Isabella Motadinyane was born in 1963 in Mofolo Central, Soweto. She completed classes up to Grade Five in her formal schooling. She studied piano at the so-called ‘Five Roses Bowl’ and attended dance and acting classes in Jozi. As a result of creative writing forums she wrote the poem ‘One Leg In’, which contains the phrase “die is mos botsotsos” (these are stretch denim pants). The phrase afterwards gave rise to the name of the Botsotso Jesters, the poetry performance group of which she was a founding member in 1994, and whose publishing arm, Botsotso Publishing, brought out two collections, We Jive Like This (1996) and Dirty Washing (1999). Poems by Isabella in these books were brought together in her collected works, Bella (2007).

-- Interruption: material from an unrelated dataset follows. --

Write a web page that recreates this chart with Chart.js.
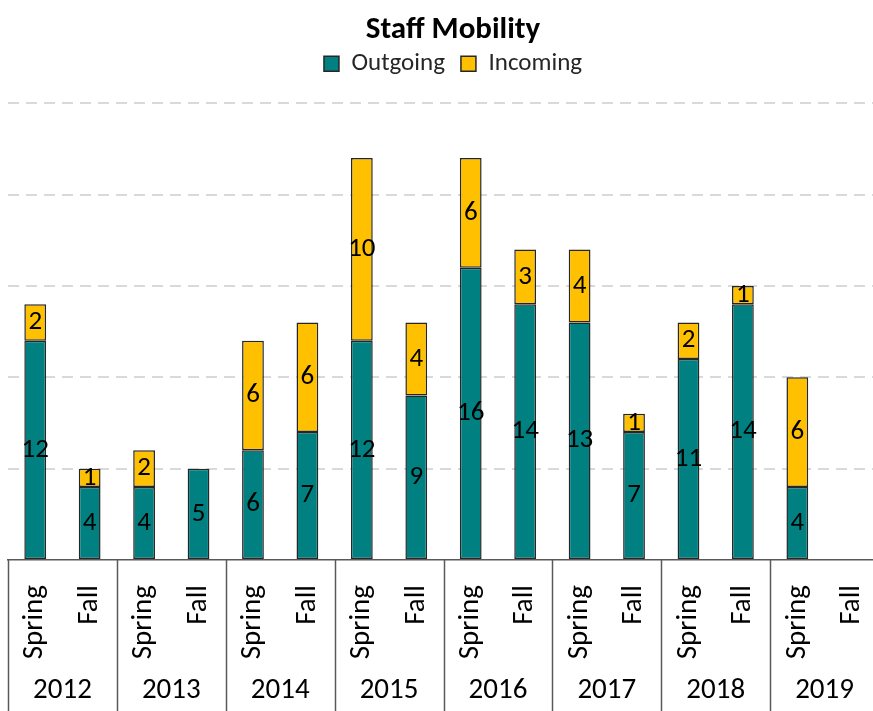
<!DOCTYPE html>
<html>
<head>
<meta charset="utf-8">
<script src="https://cdn.jsdelivr.net/npm/chart.js@4.4.1/dist/chart.umd.min.js"></script>
<style>
  html, body { margin: 0; padding: 0; overflow: hidden; background: #fff; }
  #wrap { width: 905px; height: 711px; }
</style>
</head>
<body>
<div id="wrap"><canvas id="chart"></canvas></div>
<script>
// Semesters per year, two per year group
const years = ['2012', '2013', '2014', '2015', '2016', '2017', '2018', '2019'];
const terms = ['Spring', 'Fall'];
const outgoing = [12, 4, 4, 5, 6, 7, 12, 9, 16, 14, 13, 7, 11, 14, 4, 0];
const incoming = [2, 1, 2, 0, 6, 6, 10, 4, 6, 3, 4, 1, 2, 1, 6, 0];
const yMax = 25;

const FONT = 'Carlito, Lato, sans-serif';
const labels = years.flatMap(() => terms);

// Draws the value in the middle of each stacked segment
const segmentLabels = {
    id: 'segmentLabels',
    afterDatasetsDraw(chart) {
        const ctx = chart.ctx;
        ctx.save();
        ctx.font = '27px ' + FONT;
        ctx.fillStyle = '#000';
        ctx.textAlign = 'center';
        ctx.textBaseline = 'middle';
        chart.data.datasets.forEach((ds, i) => {
            chart.getDatasetMeta(i).data.forEach((bar, j) => {
                const v = ds.data[j];
                if (!v) return;
                const { x, y, base } = bar.getProps(['x', 'y', 'base'], true);
                ctx.fillText(String(v), x, (y + base) / 2);
            });
        });
        ctx.restore();
    }
};

// Second level of the category axis: year boxes and labels
const yearAxis = {
    id: 'yearAxis',
    afterDraw(chart) {
        const xs = chart.scales.x;
        const ctx = chart.ctx;
        const catW = xs.getPixelForValue(1) - xs.getPixelForValue(0);
        ctx.save();
        ctx.strokeStyle = '#595959';
        ctx.lineWidth = 1.5;
        for (let i = 0; i <= years.length; i++) {
            const px = Math.round(xs.getPixelForValue(i * 2) - catW / 2) + 0.5;
            ctx.beginPath();
            ctx.moveTo(px, xs.top);
            ctx.lineTo(px, chart.height);
            ctx.stroke();
        }
        ctx.font = '29px ' + FONT;
        ctx.fillStyle = '#000';
        ctx.textAlign = 'center';
        ctx.textBaseline = 'middle';
        years.forEach((yr, i) => {
            const cx = (xs.getPixelForValue(i * 2) + xs.getPixelForValue(i * 2 + 1)) / 2;
            ctx.fillText(yr, cx, 691);
        });
        ctx.restore();
    }
};

new Chart(document.getElementById('chart'), {
    type: 'bar',
    data: {
        labels,
        datasets: [
            {
                label: 'Outgoing',
                data: outgoing.map(v => v || null),
                backgroundColor: '#008080',
                borderColor: '#262626',
                borderWidth: 1.5,
                borderSkipped: false
            },
            {
                label: 'Incoming',
                data: incoming.map(v => v || null),
                backgroundColor: '#FFC000',
                borderColor: '#262626',
                borderWidth: 1.5,
                borderSkipped: false
            }
        ]
    },
    options: {
        responsive: true,
        maintainAspectRatio: false,
        animation: false,
        devicePixelRatio: 1,
        layout: { padding: { left: 8, right: 7, top: 0, bottom: 0 } },
        datasets: { bar: { barPercentage: 0.4, categoryPercentage: 1.0 } },
        plugins: {
            title: {
                display: true,
                text: 'Staff Mobility',
                color: '#000',
                font: { family: FONT, size: 31, weight: 'bold' },
                padding: { top: 12, bottom: -14 }
            },
            legend: {
                labels: {
                    color: '#262626',
                    font: { family: FONT, size: 25 },
                    boxWidth: 15,
                    boxHeight: 15,
                    padding: 16
                }
            },
            // empty block that keeps the gap between legend and plot
            subtitle: {
                display: true,
                text: '',
                weight: 500,
                font: { size: 1, lineHeight: 1 },
                padding: { top: 0, bottom: 16 }
            },
            tooltip: { enabled: false }
        },
        scales: {
            x: {
                stacked: true,
                grid: { display: false, drawTicks: false },
                border: { display: true, color: '#595959', width: 1.5 },
                ticks: {
                    autoSkip: false,
                    minRotation: 90,
                    maxRotation: 90,
                    padding: 25,
                    color: '#000',
                    font: { family: FONT, size: 29 }
                },
                afterFit(scale) {
                    scale.height = 151;
                    scale.paddingLeft = 0;
                    scale.paddingRight = 0;
                }
            },
            y: {
                position: 'right',
                stacked: true,
                min: 0,
                max: yMax,
                ticks: { display: false, stepSize: 5 },
                grid: {
                    drawTicks: false,
                    lineWidth: 2,
                    color: c => (c.tick && c.tick.value === 0) ? 'rgba(0,0,0,0)' : '#d9d9d9'
                },
                border: { display: false, dash: [11, 7] },
                afterFit(scale) { scale.width = 19; }
            }
        }
    },
    plugins: [segmentLabels, yearAxis]
});
</script>
</body>
</html>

Megan Hall was born and grew up in Cape Town, and studied English and Latin at the University of Cape Town. Since 1995, she has worked in the publishing industry and is currently the publishing manager for dictionaries and school literature in English at Oxford University Press, Southern Africa. She has edited poetry and short stories for New Contrast, a South African literary journal. Her first collection, Fourth Child, is a haunting, disturbing, deeply moving collection of thirty poems, many of which have been previously published in local literary magazines. The collection was recently awarded the prestigious 2008 Ingrid Jonker Prize for a debut collection published in English in 2006 and 2007.
Petra Müller was born in 1935 in the small enclave of Botrivier, where her father was the village policeman. One of five children, the family moved to Swellendam when she was ten years old, and her father turned to farming, on the farm Eenzaamheid.
A hugely prolific and fully bilingual writer of short stories, novels, children's books and poetry, Petra Müller's book of love poems, Die Aandag Van Jou Oë (2002) was voted one of the ‘top 30 African reads’ according to an informal poll run by the Centre for the Book in collaboration with the Cape Town Book Fair in 2007.
The fifth in a family of eight children, Vonani Bila was born and grew up in poverty-stricken Shirley Village, Limpopo, where he walked 14 kilometres daily to Lemana High School in Elim. He went on to study at Tivumbeni College of Education and hoped to join Umkhonto we Sizwe until the death of his father necessitated a change of plans. Bila is the founder of the Timbila Poetry Project, which has published a series of poetry collections and the literary journal Timbila. He has been instrumental in getting the works of marginalised poets into circulation and has been a nurturing inspiration for aspiring poets, holding workshops and actively encouraging new voices.